Wellsir, that would be fine except for the fact Yukari loves someone else…and she loves him back. Lilina not only remains totally okay with Yukari kissing Misaki daily, she basically orders him to, not for his sake, but for that of Misaki’s happiness.


When Yukari tells Lilina he thinks it’s “weird” his assigned wife is telling him to kiss another girl, she promptly returns his volley with deadly accuracy: “it’s even weirder that the world forbids you from kissing the person you like.” Amen, sister!

So Yukari has his orders: he’s not to give up so soon, even though he believes Misaki has received her marriage notice. Which is odd, because I thought she already received it, and her assigned husband is Nisaka, and has been keeping it a big secret.

But even her odd little argument with Nisaka that Yukari gets a glimpse of could be anything. It could be Nisaka told her how he feels about Yukari, but Misaki remains firm that he’s her’s. When Yukari works with Misaki after school, he congratulates her, but he’s off base: she didn’t receive her notice.

Another titular lie? If not, why did the suits visit? And was it sheer coincidence such a science-y ministry asked Yukari where Misaki lives? Do they not have Google Maps? In any case, Misaki adds that no matter who was chosen to be her husband, Yukari will be “the only person who’ll ever be special to me,” before leaning in to kiss him.

Lilina, it would seem, was right: Misaki isn’t giving up, so neither should Yukari. Lilina doesn’t feel she has adequate skin in the game, and so doesn’t want to be yet another impediment to Real Love in a world that’s already turned against it. That’s noble, but I do hope, as seems to be the case, that she starts to grow closer to Yukari despite that.

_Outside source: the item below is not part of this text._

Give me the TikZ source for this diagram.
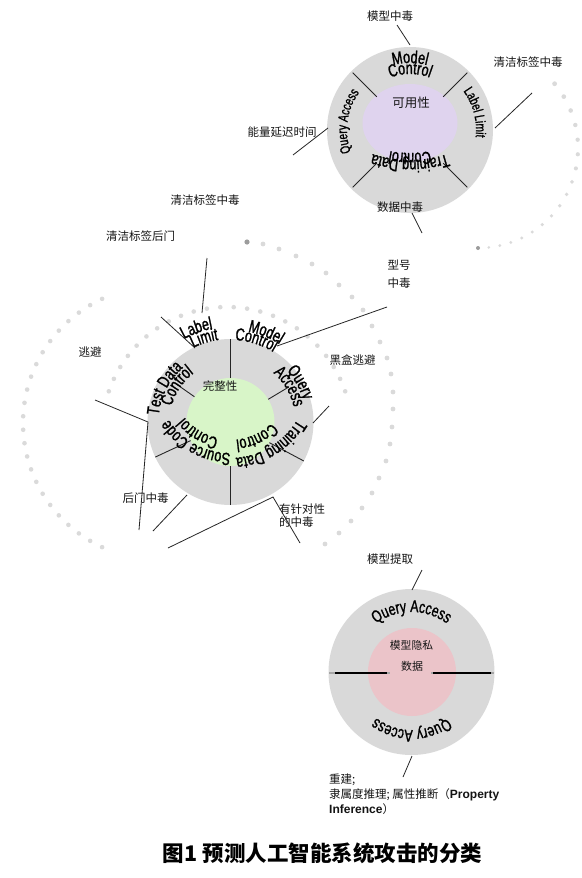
\documentclass[tikz,border=0pt]{standalone}
\usepackage{fontspec}
\usetikzlibrary{decorations.text}
\newfontfamily\cjk{Noto Sans CJK SC}
\newfontfamily\ringfont[FakeStretch=0.72,FakeBold=1.2]{Liberation Sans}
\newfontfamily\latb{Liberation Sans}
\definecolor{ringgray}{HTML}{D9D9D9}
\definecolor{lav}{HTML}{DFD3EE}
\definecolor{lgreen}{HTML}{D8F5C8}
\definecolor{lpink}{HTML}{EBC4C9}
\definecolor{dotgray}{HTML}{DADADA}
\definecolor{dotdark}{HTML}{9C9C9C}
\definecolor{txt}{HTML}{141414}
% #1 centre, #2 radius, #3 theta centre, #4 font size, #5 text
\newcommand\ringtxt[5]{%
  \path[decorate,decoration={text along path,text align=center,
    text={|\ringfont\fontsize{#4}{#4}\selectfont|#5}}]
    (#1) ++({#3-55}:#2) arc[start angle={#3-55}, end angle={#3+55}, radius=#2];}
\begin{document}
\begin{tikzpicture}[x=1pt,y=-1pt,
  lbl/.style={font=\cjk\fontsize{11.5}{14}\selectfont, text=txt, inner sep=0pt},
  conn/.style={draw=black!85, line width=0.8pt},
  sector/.style={draw=black!85, line width=0.9pt},
  dotc/.style={fill=dotgray, draw=none},
]
\useasboundingbox (0,0) rectangle (581,878);
\fill[white] (0,0) rectangle (581,878);

% ---------- dotted arcs ----------
\foreach \i in {0,...,17}{
  \pgfmathsetmacro\L{16*\i - 0.156*\i*\i}
  \pgfmathsetmacro\th{-40 + \L/100*57.2958}
  \pgfmathsetmacro\rr{2.4-1.0*\i/17}
  \fill[dotc] (478,148) ++(\th:100) circle[radius=\rr];
}
\fill[dotdark] (478,248) circle[radius=2];

\foreach \p in {(263,244),(279,249),(296,256),(312,264),(326,273),(339,285),(352,297),(363,310),(372,326),(380,342),(387,358),(391,374),(393,392),(393,409),(392,427),(390,444),(386,461),(379,478),(372,493),(362,508),(351,521),(339,533),(325,544)}
  \fill[dotc] \p circle[radius=2.4];
\fill[dotdark] (247,242) circle[radius=2.6];

\foreach \i in {0,...,23}{
  \pgfmathsetmacro\th{-115 - 130*\i/23}
  \fill[dotc] (160,423) ++(\th:137) circle[radius=2.3];
}
\foreach \i in {0,...,23}{
  \pgfmathsetmacro\th{-161 + 142*\i/23}
  \fill[dotc] (227,432) ++(\th:125) circle[radius=2.3];
}

% ---------- top circle: availability ----------
\coordinate (c1) at (410,130);
\fill[ringgray] (c1) circle[radius=83];
\fill[lav] (410,123) ellipse[x radius=47.5, y radius=39];
\foreach \t in {-135,-45,45,135}
  \draw[sector] (c1) ++(\t:47) -- ++(\t:34);
\coordinate (c1b) at (410,40);
\ringtxt{c1}{67}{-90}{17.5}{Model}
\ringtxt{c1}{56}{-90}{17.5}{Control}
\ringtxt{c1}{66}{-15}{14}{Label Limit}
\ringtxt{c1}{63}{188}{14}{Query Access}
\ringtxt{c1b}{120}{90}{17.5}{Training Data}
\ringtxt{c1b}{113}{90}{17.5}{Control}
\node[lbl, font=\cjk\fontsize{12.5}{14}\selectfont] (avail) at (411,103) {可用性};

\node[lbl] (t1) at (390,16) {模型中毒};
\node[lbl] (t2) at (528,62) {清洁标签中毒};
\node[lbl] (t3) at (282,132) {能量延迟时间};
\node[lbl] (t4) at (400,207) {数据中毒};
\coordinate (t1a) at (397,25);  \coordinate (t1b) at (410,45);
\coordinate (t2a) at (532,93);  \coordinate (t2b) at (495,128);
\coordinate (t3a) at (293,155); \coordinate (t3b) at (328,128);
\coordinate (t4a) at (412,213); \coordinate (t4b) at (422,233);
\draw[conn] (t1a) -- (t1b);
\draw[conn] (t2a) -- (t2b);
\draw[conn] (t3a) -- (t3b);
\draw[conn] (t4a) -- (t4b);

% ---------- middle circle: integrity ----------
\coordinate (c2) at (230.5,422);
\coordinate (c2b) at (230,380);
\fill[ringgray] (c2) circle[radius=83];
\fill[lgreen] (c2) circle[radius=44];
\draw[sector] (c2) ++(-90:44) -- ++(-90:39);
\draw[sector] (c2) ++(90:44) -- ++(90:39);
\draw[sector] (c2) ++(28:44) -- ++(28:39);
\draw[sector] (c2) ++(-205:44) -- ++(-205:39);
\draw[sector] (c2) ++(-31:44) -- ++(-31:24);
\draw[sector] (c2) ++(-145:44) -- ++(-145:24);
\ringtxt{c2}{72}{207}{17.5}{Test Data}
\ringtxt{c2}{61}{214}{17.5}{Control}
\ringtxt{c2}{95}{-110}{17.5}{Label}
\ringtxt{c2}{83}{-107.5}{17.5}{Limit}
\ringtxt{c2}{92}{-68.4}{17.5}{Model}
\ringtxt{c2}{82}{-72.7}{17.5}{Control}
\ringtxt{c2}{76}{-29.5}{17.5}{Query}
\ringtxt{c2}{65}{-31}{17.5}{Access}
\ringtxt{c2b}{78}{58}{17.5}{Training Data}
\ringtxt{c2b}{60}{65}{17.5}{Control}
\ringtxt{c2b}{73}{118.5}{17.5}{Source Code}
\ringtxt{c2b}{59}{121}{17.5}{Control}
\node[lbl] (integ) at (220,386) {完整性};

\node[lbl] (m1) at (205,200) {清洁标签中毒};
\node[lbl] (m2) at (140.5,236) {清洁标签后门};
\node[lbl, align=center, font=\cjk\fontsize{11.5}{18}\selectfont] (m3) at (399,274) {型号\\中毒};
\node[lbl] (m4) at (352.5,360) {黑盒逃避};
\node[lbl] (m5) at (90,352) {逃避};
\node[lbl] (m6) at (145.5,498) {后门中毒};
\node[lbl, align=left, anchor=north west, font=\cjk\fontsize{11.5}{13}\selectfont] (m7) at (279,504) {有针对性\\的中毒};
\coordinate (m2a) at (207,258); \coordinate (m2b) at (202,313);
\coordinate (m1a) at (161,317); \coordinate (m1b) at (195,348);
\coordinate (m3a) at (387,307); \coordinate (m3b) at (277,346);
\coordinate (m4a) at (329,406); \coordinate (m4b) at (313,423);
\coordinate (m5a) at (95,400);  \coordinate (m5b) at (148,422); \coordinate (m5c) at (139,530);
\coordinate (m6a) at (187,495); \coordinate (m6b) at (153,531);
\coordinate (m7a) at (168,548); \coordinate (m7b) at (273,497); \coordinate (m7c) at (300,543);
\draw[conn] (m2a) -- (m2b);
\draw[conn] (m1a) -- (m1b);
\draw[conn] (m3a) -- (m3b);
\draw[conn] (m4a) -- (m4b);
\draw[conn] (m5a) -- (m5b) -- (m5c);
\draw[conn] (m6a) -- (m6b);
\draw[conn] (m7a) -- (m7b) -- (m7c);

% ---------- bottom circle: privacy ----------
\coordinate (c3) at (411.5,672);
\fill[ringgray] (c3) circle[radius=83];
\fill[lpink] (412,672) circle[radius=44];
\coordinate (h1) at (329,673); \coordinate (h2) at (390,673);
\coordinate (h3) at (431,673); \coordinate (h4) at (494,673);
\coordinate (k1) at (335,673); \coordinate (k2) at (387,673);
\coordinate (k3) at (433,673); \coordinate (k4) at (491,673);
\draw[gray!70, line width=2.4pt] (h1) -- (h2);
\draw[gray!70, line width=2.4pt] (h3) -- (h4);
\draw[black, line width=2.6pt] (k1) -- (k2);
\draw[black, line width=2.6pt] (k3) -- (k4);
\ringtxt{c3}{60}{-90}{17}{Query Access}
\ringtxt{c3}{58}{90}{17}{Query Access}
\node[lbl, font=\cjk\fontsize{10.8}{13}\selectfont] (priv) at (411.5,645) {模型隐私};
\node[lbl, font=\cjk\fontsize{11}{13}\selectfont] (data) at (412,666) {数据};

\node[lbl] (b1) at (390,559) {模型提取};
\node[lbl, align=left, anchor=north west, font=\cjk\fontsize{11.5}{15}\selectfont] (b4) at (329,774)
  {重建;\\隶属度推理; 属性推断（{\latb\bfseries\fontsize{12}{15}\selectfont Property}\\{\latb\bfseries\fontsize{12}{15}\selectfont Inference}）};
\coordinate (b1a) at (422,570); \coordinate (b1b) at (412,590);
\coordinate (b4a) at (412,756); \coordinate (b4b) at (403,777);
\draw[conn] (b1a) -- (b1b);
\draw[conn] (b4a) -- (b4b);

% ---------- caption ----------
\node[lbl, font=\cjk\bfseries\fontsize{21.5}{24}\selectfont, text=black] (cap) at (322.5,853) {图1 预测人工智能系统攻击的分类};
\end{tikzpicture}
\end{document}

For now, she’s still far more focused on Yukari and Misaki, to the point she invites Misaki to their two families’ camping trip, and she says yes. Not sure he’d be able to deal with the stress being in a triangle during the trip, he invites (and eventually bribes) Nisaki to come along too.

And so there you have it: an arranged couple on a camping trip, each bringing along a person in love with Yukari. Should be interesting!